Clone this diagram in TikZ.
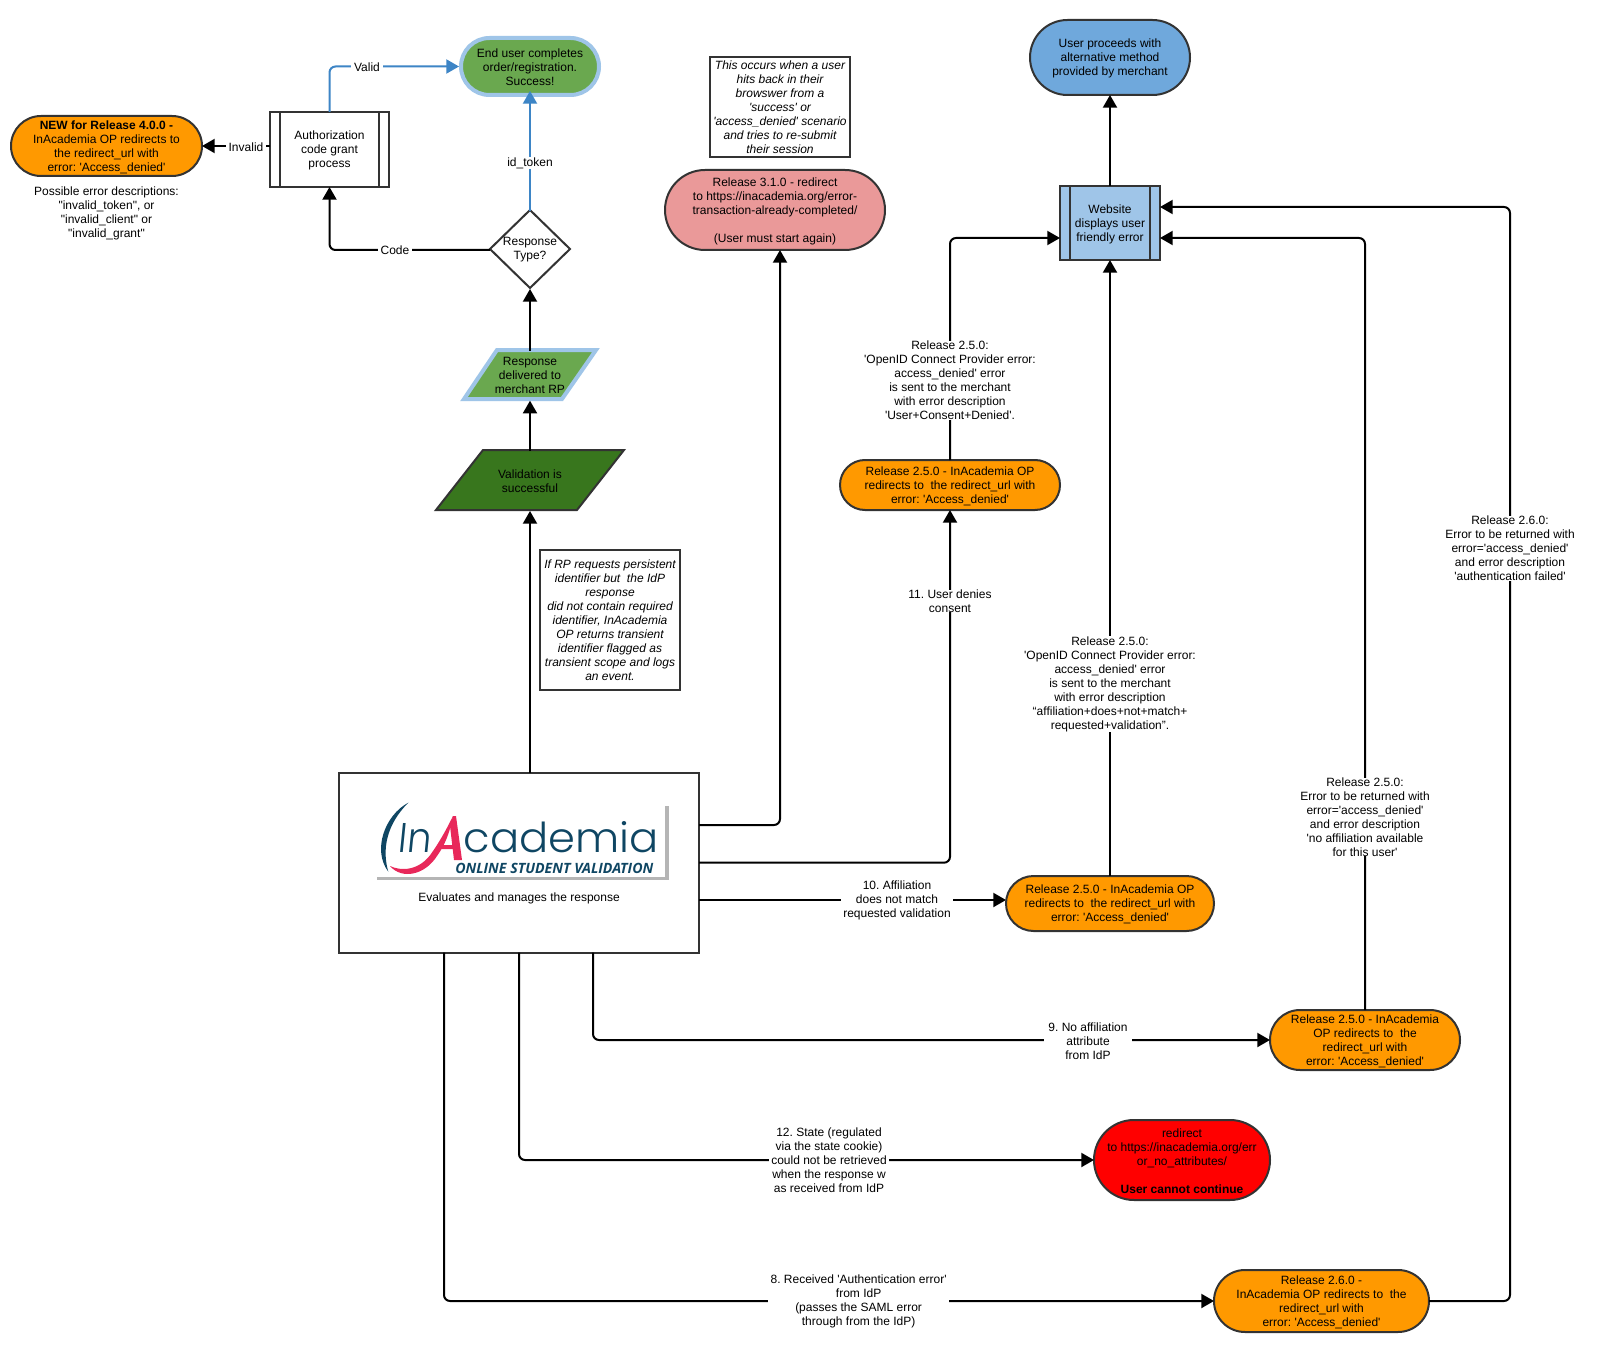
\documentclass[tikz,border=0pt]{standalone}
\usepackage{graphicx}
\usepackage{fontspec}
\usetikzlibrary{arrows.meta}
\frenchspacing
\newfontfamily\bodyfont{Liberation Sans}
\newfontfamily\logofont{Poppins Light}
\newfontfamily\logosub{Open Sans}
\newcommand\tf{\rule{0pt}{8pt}}
\definecolor{edgeC}{HTML}{333333}
\definecolor{orangeC}{HTML}{FF9900}
\definecolor{greenC}{HTML}{6AA84F}
\definecolor{dgreenC}{HTML}{38761D}
\definecolor{lblueC}{HTML}{9FC5E8}
\definecolor{blueC}{HTML}{6FA8DC}
\definecolor{pinkC}{HTML}{EA9999}
\definecolor{flowC}{HTML}{3D85C6}
\definecolor{logoB}{HTML}{0F4663}
\definecolor{logoP}{HTML}{E8285A}
\definecolor{logoG}{HTML}{B5B5B5}
\tikzset{
  txt/.style={font=\bodyfont\fontsize{9}{10.5}\selectfont,align=center,inner sep=0pt,outer sep=0pt,text=black},
  sz/.style 2 args={minimum width=#1*0.75pt,minimum height=#2*0.75pt},
  psz/.style 2 args={minimum width=#1*0.75pt,minimum height=#2*0.75pt,rounded corners=#2*0.3749pt},
  pill/.style={txt,rectangle,draw=edgeC,line width=1.5pt},
  boxed/.style={txt,rectangle,draw=edgeC,line width=1.5pt},
  notebox/.style={boxed,fill=white,font=\bodyfont\itshape\fontsize{9}{10.5}\selectfont},
  plain/.style={txt,rectangle,yshift=-0.75pt},
  lbl/.style={txt,fill=white,inner xsep=2pt,inner ysep=0pt,yshift=-0.75pt},
  conn/.style={draw=black,line width=1.5pt,rounded corners=4.5pt,-{Triangle[length=9.5pt,width=10.5pt]}},
  flow/.style={draw=flowC,line width=1.5pt,rounded corners=4.5pt,-{Triangle[length=9.5pt,width=10.5pt]}},
  bar/.style={draw=edgeC,line width=1.5pt},
}
\begin{document}
\begin{tikzpicture}[x=0.75pt,y=-0.75pt]
\useasboundingbox[fill=white] (0,0) rectangle (1597,1352);

% polygons behind text nodes
\draw[draw=edgeC,line width=1.5pt,fill=white] (530,210) -- (570,249) -- (530,288) -- (490,249) -- cycle;
\draw[draw=lblueC,line width=3pt,fill=greenC] (497,350) -- (596,350) -- (562,399) -- (464,399) -- cycle;
\draw[draw=edgeC,line width=1.5pt,fill=dgreenC] (483,450) -- (624,450) -- (577,510) -- (436,510) -- cycle;

% nodes
\node[pill,psz={138}{57},fill=greenC,draw=lblueC,line width=3pt,outer sep=1.5pt] (end) at (530,66.5) {\tf End user completes\\order/registration.\\Success!};
\node[pill,psz={191}{60},fill=orangeC] (o40) at (106.5,146) {\tf\textbf{NEW for Release 4.0.0 -}\\InAcademia OP redirects to\\the redirect\_url with\\error: 'Access\_denied'};
\node[plain] (errs) at (106.5,212) {Possible error descriptions:\\"invalid\_token", or\\ "invalid\_client" or\\"invalid\_grant"};
\node[boxed,sz={119}{75},fill=white] (auth) at (329.5,149.5) {\tf Authorization\\code grant\\process};
\draw[bar] ([xshift=7.5pt]auth.north west) -- ([xshift=7.5pt]auth.south west);
\draw[bar] ([xshift=-7.5pt]auth.north east) -- ([xshift=-7.5pt]auth.south east);
\node[plain,sz={80}{78}] (dia) at (530,249) {Response\\Type?};
\node[plain,sz={100}{50}] (resp) at (530,374.7) {Response\\delivered to\\merchant RP};
\node[plain,sz={100}{60}] (val) at (530,480) {Validation is\\successful};
\node[notebox,sz={140}{140}] (note2) at (610,620) {If RP requests persistent\\identifier but~ the IdP\\response\\did not contain required\\identifier, InAcademia\\OP returns transient\\identifier flagged as\\transient scope and logs\\an event.};
\node[notebox,sz={140}{100}] (note1) at (780,107) {This occurs when a user\\hits back in their\\browswer from a\\'success' or\\'access\_denied' scenario\\and tries to re-submit\\their session};
\node[pill,psz={220}{80},fill=pinkC] (pink) at (775,210) {\tf Release 3.1.0 - redirect\\to https://inacademia.org/error-\\transaction-already-completed/\\~\\(User must start again)};
\node[pill,psz={160}{75},fill=blueC] (alt) at (1110,57.5) {\tf User proceeds with\\alternative method\\provided by merchant};
\node[boxed,sz={100}{74},fill=lblueC] (web) at (1110,223) {\tf Website\\displays user\\friendly error};
\draw[bar] ([xshift=7.5pt]web.north west) -- ([xshift=7.5pt]web.south west);
\draw[bar] ([xshift=-7.5pt]web.north east) -- ([xshift=-7.5pt]web.south east);
\node[boxed,sz={360}{180},fill=white] (main) at (519,862.7) {};
\node[pill,psz={220}{50},fill=orangeC] (o1) at (950,485) {\tf Release 2.5.0 - InAcademia OP\\redirects to~ the redirect\_url with\\error: 'Access\_denied'};
\node[pill,psz={208}{55},fill=orangeC] (o2) at (1110,903.5) {\tf Release 2.5.0 - InAcademia OP\\redirects to~ the redirect\_url with\\error: 'Access\_denied'};
\node[pill,psz={190}{60},fill=orangeC] (o3) at (1365,1040) {\tf Release 2.5.0 - InAcademia\\OP redirects to~ the\\redirect\_url with\\error: 'Access\_denied'};
\node[pill,psz={176}{80},fill=red] (redn) at (1182,1160) {\tf redirect\\to https://inacademia.org/err\\or\_no\_attributes/\\~\\\textbf{User cannot continue}};
\node[pill,psz={215}{62},fill=orangeC] (o4) at (1321.5,1301) {\tf Release 2.6.0 -\\InAcademia OP redirects to~ the\\redirect\_url with\\error: 'Access\_denied'};

% logo
\fill[logoG] (665,805.7) rectangle (668.7,880);
\fill[logoG] (377,877.3) rectangle (668.7,880);
\fill[logoB] (408.3,802.7) .. controls (385,815) and (372,850) .. (388.3,871.7) .. controls (382,850) and (386,825) .. cycle;
\node[inner sep=0pt,anchor=base west,text=logoB,xslant=0.1] (logoIn) at (397,852.7) {\resizebox{24.75pt}{21.75pt}{\logofont In}};
\node[inner sep=0pt,anchor=base west,text=logoB] (logoAc) at (463.3,852.7) {\resizebox{146.25pt}{23.25pt}{\logofont cademia}};
\fill[logoP] (390,866) .. controls (400,871) and (420,872) .. (433,851) .. controls (442,838) and (448,826) .. (453,816) .. controls (450,832) and (445,845) .. (437,856) .. controls (425,875) and (402,880) .. cycle;
\fill[logoP] (453,816) -- (456,816) -- (462,860) -- (454,860) -- (450,826) -- cycle;
\fill[logoP] (439,845) -- (455,845) -- (455,849) -- (437,849) -- cycle;
\node[inner sep=0pt,anchor=base west,text=logoB] (logoSub) at (455,873.7) {\resizebox{148.5pt}{!}{\logosub\bfseries\itshape ONLINE STUDENT VALIDATION}};
\node[plain] (mainT) at (519,897.7) {Evaluates and manages the response};

% connectors
\coordinate (mt) at (530,772.7);
\coordinate (m1) at (699,825);
\coordinate (m2) at (699,862.7);
\coordinate (m3) at (699,900);
\coordinate (b1) at (444,952.7);
\coordinate (b3) at (593,952.7);
\coordinate (wl) at (1060,238);
\coordinate (wr) at (1160,238);
\coordinate (wr2) at (1160,207);
\coordinate (far) at (1510,1301);
\draw[flow] (auth.north) |- (end.west);
\draw[flow] (dia.north) -- ([yshift=4.5pt]end.south);
\draw[conn] (auth.west |- o40.east) -- (o40.east);
\draw[conn] (dia.west) -| (auth.south);
\draw[conn] (resp.north) -- (dia.south);
\draw[conn] (val.north) -- (resp.south);
\draw[conn] (mt) -- (val.south);
\draw[conn] (m1) -| ([xshift=3.75pt]pink.south);
\draw[conn] (m2) -| (o1.south);
\draw[conn] (m3) -- (m3 -| o2.west);
\draw[conn] (main.south) |- (redn.west);
\draw[conn] (b1) |- (o4.west);
\draw[conn] (b3) |- (o3.west);
\draw[conn] (o1.north) |- (wl);
\draw[conn] (o2.north) -- (web.south);
\draw[conn] (o3.north) |- (wr);
\draw[conn] (o4.east) -- (far) |- (wr2);
\draw[conn] (web.north) -- (alt.south);

% labels
\node[lbl] (lValid) at (367,66.5) {Valid};
\node[lbl] (lInvalid) at (246,146) {Invalid};
\node[lbl] (lCode) at (395,249) {Code};
\node[lbl] (lToken) at (530,162) {id\_token};
\node[lbl] (l1) at (950,379.5) {Release 2.5.0:\\'OpenID Connect Provider error:\\access\_denied' error\\is sent to the merchant\\with error description\\'User+Consent+Denied'.};
\node[lbl] (l2) at (950,600) {11. User denies\\consent};
\node[lbl] (l3) at (1110,683) {Release 2.5.0:\\'OpenID Connect Provider error:\\access\_denied' error\\is sent to the merchant\\with error description\\“affiliation+does+not+match+\\requested+validation”.};
\node[lbl] (l4) at (1365,816) {Release 2.5.0:\\Error to be returned with\\error='access\_denied'\\and error description\\'no affiliation available\\for this user'};
\node[lbl] (l5) at (1510,547.5) {Release 2.6.0:\\Error to be returned with\\error='access\_denied'\\and error description\\'authentication failed'};
\node[lbl] (l6) at (897,899) {10. Affiliation\\does not match\\requested validation};
\node[lbl,inner xsep=3pt] (l7) at (1088,1040) {9. No affiliation\\attribute\\from IdP};
\node[lbl] (l8) at (829,1159.5) {12. State (regulated\\via the state cookie)\\could not be retrieved\\when the response w\\as received from IdP};
\node[lbl] (l9) at (858.6,1300) {8. Received 'Authentication error'\\from IdP\\(passes the SAML error\\through from the IdP)};
\end{tikzpicture}
\end{document}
• • • • • • •
Repeat exactly and only the lines from the start of the data above through the line that holds "(0,0) rectangle (1597,1352);", inclusive. Pictures do not belong in the copy.

- Result of this exercise
Clone this diagram in TikZ.
\documentclass[tikz,border=0pt]{standalone}
\usepackage{graphicx}
\usepackage{fontspec}
\usetikzlibrary{arrows.meta}
\frenchspacing
\newfontfamily\bodyfont{Liberation Sans}
\newfontfamily\logofont{Poppins Light}
\newfontfamily\logosub{Open Sans}
\newcommand\tf{\rule{0pt}{8pt}}
\definecolor{edgeC}{HTML}{333333}
\definecolor{orangeC}{HTML}{FF9900}
\definecolor{greenC}{HTML}{6AA84F}
\definecolor{dgreenC}{HTML}{38761D}
\definecolor{lblueC}{HTML}{9FC5E8}
\definecolor{blueC}{HTML}{6FA8DC}
\definecolor{pinkC}{HTML}{EA9999}
\definecolor{flowC}{HTML}{3D85C6}
\definecolor{logoB}{HTML}{0F4663}
\definecolor{logoP}{HTML}{E8285A}
\definecolor{logoG}{HTML}{B5B5B5}
\tikzset{
  txt/.style={font=\bodyfont\fontsize{9}{10.5}\selectfont,align=center,inner sep=0pt,outer sep=0pt,text=black},
  sz/.style 2 args={minimum width=#1*0.75pt,minimum height=#2*0.75pt},
  psz/.style 2 args={minimum width=#1*0.75pt,minimum height=#2*0.75pt,rounded corners=#2*0.3749pt},
  pill/.style={txt,rectangle,draw=edgeC,line width=1.5pt},
  boxed/.style={txt,rectangle,draw=edgeC,line width=1.5pt},
  notebox/.style={boxed,fill=white,font=\bodyfont\itshape\fontsize{9}{10.5}\selectfont},
  plain/.style={txt,rectangle,yshift=-0.75pt},
  lbl/.style={txt,fill=white,inner xsep=2pt,inner ysep=0pt,yshift=-0.75pt},
  conn/.style={draw=black,line width=1.5pt,rounded corners=4.5pt,-{Triangle[length=9.5pt,width=10.5pt]}},
  flow/.style={draw=flowC,line width=1.5pt,rounded corners=4.5pt,-{Triangle[length=9.5pt,width=10.5pt]}},
  bar/.style={draw=edgeC,line width=1.5pt},
}
\begin{document}
\begin{tikzpicture}[x=0.75pt,y=-0.75pt]
\useasboundingbox[fill=white] (0,0) rectangle (1597,1352);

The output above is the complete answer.